Hellrider by J.G. Faherty
Flame Tree Press (August 2019)
304 pages; $24.95 hardcover; $10.37 paperback
Reviewed by A.E. Siraki

Eddie Ryder is a reluctant protagonist who owns his departed father Big Eddie’s car garage, but it’s a burden he did not wish for. He used to be a member of a biker gang called the Hell Riders. On top of being repulsive in many ways, they’re also devoted to racism. Eddie still respects most of their code, not out of choice, but out of necessity and survival.

He has been in several situations that left him with very difficult choices to make, which has turned him into a cynical pessimist. He also takes care of an ailing mother with emphysema as well as a younger brother, Carson, and had to quit school to support his family, another decision that he made out of necessity and something that ages him beyond his nineteen years.
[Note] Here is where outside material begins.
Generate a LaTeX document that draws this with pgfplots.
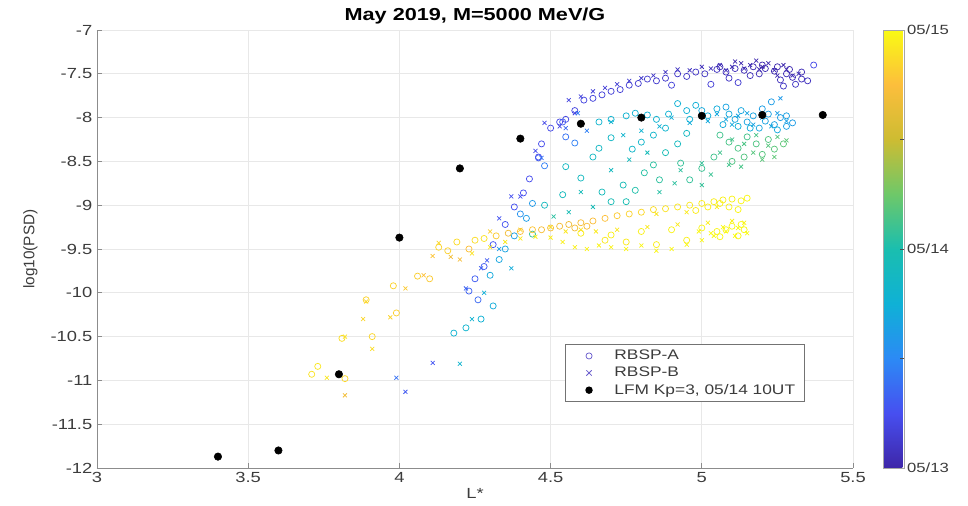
\documentclass[border=0pt]{standalone}
\usepackage{fontspec}
\setmainfont{Liberation Sans}[FakeStretch=1.25]
\newfontfamily\plainsans{Liberation Sans}
\usepackage{pgfplots}
\usepackage{pgfplotstable}
\pgfplotsset{compat=1.18}

\definecolor{legmark}{RGB}{105,92,205}
\definecolor{tickgray}{RGB}{60,60,60}

% parula-like colormap, 05/13 (0) to 05/15 (2)
\pgfplotsset{colormap={parula}{rgb255=(62,38,168) rgb255=(71,79,240) rgb255=(44,138,245) rgb255=(15,177,214) rgb255=(26,190,175) rgb255=(110,200,105) rgb255=(205,188,50) rgb255=(252,190,60) rgb255=(249,250,20)}}

% RBSP-A: L*, log10(PSD), time in days since 05/13 00UT
\pgfplotstableread{
x y t
5.37 -7.40 0.22
5.33 -7.56 0.06
5.30 -7.54 0.05
5.28 -7.50 0.04
5.26 -7.57 0.07
5.24 -7.47 0.03
5.21 -7.44 0.04
5.19 -7.50 0.05
5.17 -7.42 0.03
5.14 -7.46 0.05
5.12 -7.60 0.14
5.11 -7.44 0.06
5.08 -7.48 0.07
5.05 -7.45 0.08
5.03 -7.62 0.16
5.01 -7.50 0.09
4.98 -7.48 0.10
4.95 -7.53 0.11
4.92 -7.50 0.11
4.90 -7.63 0.17
4.88 -7.55 0.12
4.85 -7.58 0.13
4.82 -7.56 0.13
4.79 -7.61 0.14
4.76 -7.63 0.15
4.73 -7.68 0.16
4.70 -7.70 0.16
4.67 -7.74 0.17
4.64 -7.78 0.18
4.61 -7.80 0.19
4.58 -7.92 0.19
4.55 -8.02 0.20
4.53 -8.05 0.21
4.50 -8.12 0.22
4.47 -8.30 0.23
4.46 -8.45 0.23
4.43 -8.70 0.24
4.41 -8.86 0.25
4.38 -9.02 0.26
4.35 -9.22 0.27
4.31 -9.45 0.28
4.28 -9.70 0.30
4.25 -9.84 0.31
4.23 -9.98 0.33
4.26 -10.08 0.36
5.29 -7.45 0.03
5.25 -7.42 0.02
5.20 -7.40 0.02
5.16 -7.52 0.06
5.09 -7.55 0.10
5.06 -7.42 0.04
5.33 -7.48 0.05
5.35 -7.58 0.08
5.31 -7.62 0.09
5.27 -7.64 0.10
5.30 -8.06 0.62
5.28 -8.10 0.64
5.26 -8.00 0.63
5.24 -8.08 0.65
5.22 -7.96 0.64
5.21 -8.04 0.66
5.19 -8.12 0.68
5.17 -7.98 0.66
5.15 -8.05 0.67
5.13 -7.92 0.68
5.11 -8.02 0.69
5.09 -7.96 0.70
5.07 -8.08 0.71
5.23 -7.82 0.62
5.05 -7.90 0.72
5.02 -7.98 0.73
4.98 -7.86 0.74
4.95 -7.92 0.75
4.92 -7.84 0.76
4.89 -7.96 0.77
4.85 -8.02 0.78
4.82 -7.97 0.76
4.78 -7.95 0.77
4.75 -7.98 0.78
4.70 -8.02 0.79
4.66 -8.05 0.80
5.28 -7.98 0.65
5.25 -8.14 0.70
5.20 -7.90 0.63
5.16 -8.12 0.72
5.12 -8.10 0.74
5.08 -7.88 0.66
5.00 -7.92 0.70
4.96 -8.02 0.76
4.88 -8.12 0.80
4.84 -8.20 0.82
4.80 -8.28 0.83
4.77 -8.36 0.84
4.70 -8.23 0.86
4.66 -8.35 0.87
4.64 -8.45 0.88
4.58 -8.29 0.46
4.55 -8.22 0.40
4.54 -8.05 0.30
4.46 -8.46 0.30
4.48 -8.55 0.45
4.55 -8.56 0.88
4.60 -8.69 0.90
4.74 -8.77 0.95
4.67 -8.85 0.93
4.70 -8.96 0.96
4.54 -8.88 0.92
4.48 -9.00 0.90
4.44 -8.98 0.60
4.40 -9.10 0.55
4.84 -8.54 1.05
4.81 -8.63 1.04
4.86 -8.71 1.06
4.96 -8.71 1.08
4.78 -8.83 1.02
4.75 -8.96 0.98
5.06 -8.20 1.12
5.09 -8.28 1.14
5.12 -8.35 1.15
5.15 -8.22 1.13
5.18 -8.30 1.16
5.20 -8.42 1.18
5.22 -8.25 1.17
5.24 -8.36 1.19
5.27 -8.30 1.20
5.14 -8.45 1.17
5.10 -8.50 1.16
5.04 -8.45 1.12
5.00 -8.58 1.10
4.93 -8.52 1.08
4.88 -8.40 0.96
4.92 -8.30 0.90
4.95 -8.18 0.88
4.30 -9.80 0.70
4.33 -9.62 0.68
4.18 -10.46 0.78
4.22 -10.40 0.80
4.27 -10.30 0.76
4.31 -10.15 0.72
4.35 -9.50 0.66
4.38 -9.35 0.64
4.42 -9.15 0.62
4.44 -9.33 1.10
3.73 -10.84 1.92
3.71 -10.93 1.90
3.81 -10.52 1.88
3.82 -10.98 1.86
3.91 -10.50 1.85
3.89 -10.08 1.84
3.99 -10.23 1.82
3.98 -9.92 1.84
4.06 -9.81 1.82
4.10 -9.84 1.80
4.13 -9.48 1.85
4.16 -9.52 1.83
4.19 -9.42 1.87
4.23 -9.50 1.76
4.25 -9.40 1.88
4.28 -9.38 1.90
4.32 -9.35 1.80
4.36 -9.32 1.70
4.40 -9.30 1.75
4.44 -9.28 1.78
4.47 -9.28 1.72
4.50 -9.26 1.72
4.53 -9.24 1.70
4.56 -9.22 1.68
4.58 -9.26 1.70
4.60 -9.20 1.72
4.62 -9.24 1.73
4.64 -9.18 1.74
4.68 -9.15 1.76
4.72 -9.12 1.80
4.76 -9.10 1.84
4.80 -9.08 1.86
4.84 -9.05 1.88
4.88 -9.04 1.90
4.92 -9.02 1.92
4.96 -9.00 1.93
4.98 -9.06 1.94
5.00 -8.98 1.94
5.02 -9.02 1.95
5.04 -8.96 1.95
5.06 -8.98 1.96
5.07 -8.94 1.96
5.09 -9.02 1.97
5.10 -8.93 1.97
5.12 -9.05 1.98
5.13 -8.95 1.98
5.15 -8.92 1.99
4.60 -9.32 1.95
4.70 -9.34 1.96
4.80 -9.30 1.96
4.90 -9.28 1.97
5.00 -9.26 1.98
5.05 -9.30 1.98
5.06 -9.36 1.99
5.08 -9.28 1.99
5.10 -9.24 1.99
5.13 -9.22 2.00
5.14 -9.28 2.00
5.12 -9.35 1.99
4.95 -9.40 1.96
4.85 -9.45 1.95
4.75 -9.42 1.94
4.68 -9.40 1.93
}\rbspa

% RBSP-B: L*, log10(PSD), time in days since 05/13 00UT
\pgfplotstableread{
x y t
5.32 -7.50 0.04
5.30 -7.52 0.04
5.28 -7.45 0.02
5.27 -7.40 0.02
5.25 -7.52 0.03
5.24 -7.46 0.03
5.22 -7.38 0.02
5.20 -7.42 0.01
5.19 -7.45 0.03
5.18 -7.35 0.02
5.16 -7.40 0.03
5.14 -7.44 0.04
5.13 -7.38 0.02
5.11 -7.36 0.02
5.10 -7.42 0.04
5.08 -7.46 0.05
5.06 -7.40 0.05
5.03 -7.44 0.06
5.00 -7.42 0.07
4.96 -7.46 0.08
4.92 -7.45 0.09
4.88 -7.48 0.10
4.84 -7.52 0.11
4.80 -7.55 0.12
4.76 -7.58 0.14
4.72 -7.62 0.15
4.68 -7.66 0.16
4.64 -7.70 0.17
4.60 -7.76 0.18
4.58 -7.95 0.20
4.56 -7.80 0.19
4.53 -8.10 0.21
4.48 -8.06 0.22
4.45 -8.38 0.23
4.40 -8.90 0.25
4.37 -8.90 0.26
4.33 -9.15 0.27
4.29 -9.63 0.30
4.27 -9.72 0.32
4.22 -9.95 0.34
4.11 -10.80 0.28
3.99 -10.97 0.40
4.02 -11.13 0.30
5.28 -8.04 0.64
5.25 -7.95 0.63
5.23 -8.10 0.68
5.20 -8.00 0.65
5.17 -8.08 0.66
5.15 -7.95 0.66
5.12 -7.98 0.67
5.10 -8.08 0.70
5.08 -8.02 0.68
5.05 -7.96 0.69
5.26 -7.78 0.60
5.02 -8.04 0.70
4.96 -8.06 0.72
4.90 -8.00 0.74
4.86 -8.10 0.76
4.80 -8.15 0.78
4.74 -8.20 0.80
4.70 -8.05 0.78
4.62 -8.15 0.46
4.59 -7.95 0.45
4.55 -8.12 0.35
4.47 -8.46 0.40
4.20 -10.81 0.80
4.24 -10.30 0.78
4.28 -10.00 0.74
4.37 -9.72 0.72
4.33 -9.50 0.60
4.64 -9.02 0.95
4.56 -9.08 0.97
4.51 -9.13 1.05
4.60 -8.85 0.94
4.70 -8.60 0.90
4.76 -8.48 0.92
4.82 -8.40 0.94
4.93 -8.60 1.06
5.00 -8.52 1.08
5.09 -8.54 1.12
5.13 -8.56 1.14
5.03 -8.65 1.10
4.91 -8.75 1.06
5.00 -8.77 1.08
4.86 -8.85 1.04
5.10 -8.25 1.13
5.14 -8.30 1.15
5.18 -8.20 1.14
5.22 -8.32 1.18
5.25 -8.22 1.17
5.28 -8.26 1.20
5.17 -8.40 1.18
5.20 -8.48 1.19
5.24 -8.45 1.20
5.06 -8.40 1.12
3.76 -10.97 1.92
3.82 -10.50 1.90
3.82 -11.17 1.70
3.91 -10.64 1.88
3.89 -10.10 1.86
3.88 -10.30 1.85
3.97 -10.28 1.84
4.02 -9.95 1.80
4.08 -9.80 1.76
4.11 -9.58 1.78
4.13 -9.43 1.86
4.17 -9.59 1.70
4.20 -9.62 1.72
4.24 -9.55 1.90
4.30 -9.48 1.92
4.35 -9.42 1.93
4.40 -9.38 1.94
4.45 -9.36 1.95
4.50 -9.37 1.95
4.54 -9.42 1.96
4.58 -9.48 1.96
4.62 -9.50 1.97
4.66 -9.46 1.97
4.70 -9.48 1.97
4.75 -9.50 1.98
4.80 -9.46 1.98
4.85 -9.52 1.98
4.90 -9.50 1.99
4.95 -9.45 1.99
4.99 -9.30 1.99
5.00 -9.40 1.99
5.03 -9.32 2.00
5.04 -9.35 2.00
5.07 -9.25 2.00
5.08 -9.30 2.00
5.11 -9.35 2.00
5.12 -9.26 2.00
5.14 -9.20 1.98
5.15 -9.32 2.00
4.72 -9.28 1.92
4.82 -9.25 1.93
4.92 -9.22 1.94
5.02 -9.20 1.95
5.10 -9.18 1.96
4.65 -9.30 1.93
4.60 -9.28 1.90
4.55 -9.30 1.92
4.50 -9.25 1.88
4.40 -9.28 1.84
4.30 -9.30 1.82
4.85 -9.10 1.91
4.95 -9.08 1.93
5.05 -9.02 1.95
}\rbspb

% LFM model, Kp=3, 05/14 10UT
\pgfplotstableread{
x y
3.4 -11.87
3.6 -11.80
3.8 -10.93
4.0 -9.37
4.2 -8.58
4.4 -8.24
4.6 -8.07
4.8 -8.00
5.0 -7.98
5.2 -7.97
5.4 -7.97
}\lfm

\begin{document}
\begin{tikzpicture}
\path[use as bounding box] (0,0) rectangle (726pt,379.5pt);
\begin{axis}[
  at={(72.75pt,28.5pt)}, anchor=south west,
  scale only axis, width=567pt, height=328.5pt,
  xmin=3, xmax=5.5, ymin=-12, ymax=-7,
  xtick={3,3.5,4,4.5,5,5.5},
  ytick={-12,-11.5,-11,-10.5,-10,-9.5,-9,-8.5,-8,-7.5,-7},
  /pgf/number format/assume math mode=true,
  ticklabel style={font=\fontsize{11}{13}\selectfont, text=tickgray},
  axis x line*=bottom, axis y line*=left,
  axis line style={black!45, line width=0.5pt},
  tick align=inside, major tick length=4pt,
  tick style={black!45, line width=0.5pt},
  grid=major, major grid style={black!9, line width=0.5pt},
  title={May 2019, M=5000 MeV/G},
  every axis title shift=0pt,
  title style={at={(0.5,1)}, anchor=base, yshift=6.75pt, font=\bfseries\fontsize{13}{15}\selectfont},
  xlabel={L*},
  xlabel style={at={(axis description cs:0.5,0)}, anchor=center, yshift=-19pt, font=\fontsize{11}{13}\selectfont, text=tickgray},
  ylabel={\plainsans log10(PSD)},
  ylabel style={at={(axis description cs:0,0.5)}, anchor=center, rotate=0, yshift=50pt, font=\fontsize{11.5}{13}\selectfont, text=tickgray},
  point meta min=0, point meta max=2,
  colorbar,
  colorbar style={
    at={(parent axis.north east)}, anchor=north west, xshift=14.25pt,
    width=15.75pt,
    ytick={0,1,2}, yticklabels={05/13,05/14,05/15},
    minor ytick={0.5,1.5},
    yticklabel style={font=\fontsize{10}{12}\selectfont, text=tickgray, xshift=-1.5pt},
    ytick pos=right, tick align=inside, ytick align=inside,
    major tick length=3pt, minor tick length=3pt,
    ytick style={black!70, line width=0.5pt},
    minor tick style={black!70, line width=0.5pt},
    axis line style={black!35, line width=0.4pt},
  },
  legend cell align=left,
  legend style={at={(0.619,0.151)}, anchor=south west, draw=black!55, line width=0.5pt, fill=white,
    font=\fontsize{10.4}{12.5}\selectfont, text=tickgray, inner xsep=5pt, inner ysep=2pt, row sep=0pt},
]
\addplot[scatter, only marks, mark=o, mark size=2.3pt, line width=0.55pt,
  scatter src=explicit, scatter/use mapped color={draw=mapped color}, forget plot]
  table[x=x, y=y, meta=t] {\rbspa};
\addplot[scatter, only marks, mark=x, mark size=2.1pt, line width=0.55pt,
  scatter src=explicit, scatter/use mapped color={draw=mapped color}, forget plot]
  table[x=x, y=y, meta=t] {\rbspb};
\addplot[only marks, mark=*, mark size=2.8pt, black, forget plot] table[x=x, y=y] {\lfm};
\addlegendimage{legend image code/.code={\path[draw=none, fill=none] (0,0) -- (1.05cm,0);
  \draw[legmark, fill=none, line width=0.55pt] (0.45cm,0) circle[radius=2.3pt];}}
\addlegendentry{RBSP-A}
\addlegendimage{legend image code/.code={\path[draw=none, fill=none] (0,0) -- (1.05cm,0);
  \draw[legmark, line width=0.55pt] (0.45cm-2pt,-2pt) -- (0.45cm+2pt,2pt) (0.45cm-2pt,2pt) -- (0.45cm+2pt,-2pt);}}
\addlegendentry{RBSP-B}
\addlegendimage{legend image code/.code={\path[draw=none, fill=none] (0,0) -- (1.05cm,0);
  \fill[black, draw=none] (0.45cm,0) circle[radius=2.8pt];}}
\addlegendentry{LFM Kp=3, 05/14 10UT}
\end{axis}
\end{tikzpicture}
\end{document}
From a narrative standpoint, I found that J.G. Faherty pulled off a seamless transition, making Eddie a sympathetic character that transforms into a despicable one. The sympathy then shifts to Carson, who takes the lead, and I think this was executed very well.

With a firm nod to the Johnny Blaze/Ghost Rider comics (and the 2007 film adaptation starring Nicolas Cage), Eddie suffers a horrific death. Rather than using his newfound and unexpected powers for good, or having to fight the Devil, it doesn’t take long before he transforms into a force of unsettling evil. His inner turmoil at his newfound feelings and actions, trying to resist what he is becoming while firmly pursuing revenge, made for compelling reading.  

One of Faherty’s strong suits has long been the strong use of memorable characters that the reader can care for, and his latest novel is no exception. Eddie’s brother, Carson, and girlfriend, Kellie, have to work together against a malicious force and face the threat of an entity that is always five steps ahead of them. This makes for a suspenseful read.

There are copious amounts of cursing, drinking, and sexual content, so I do not consider it suitable for younger readers. Nonetheless, Hellrider is a thoroughly entertaining, pulse-pounding offering from J.G. Faherty and Flame Tree Press that will have a wide appeal to horror and fantasy readers.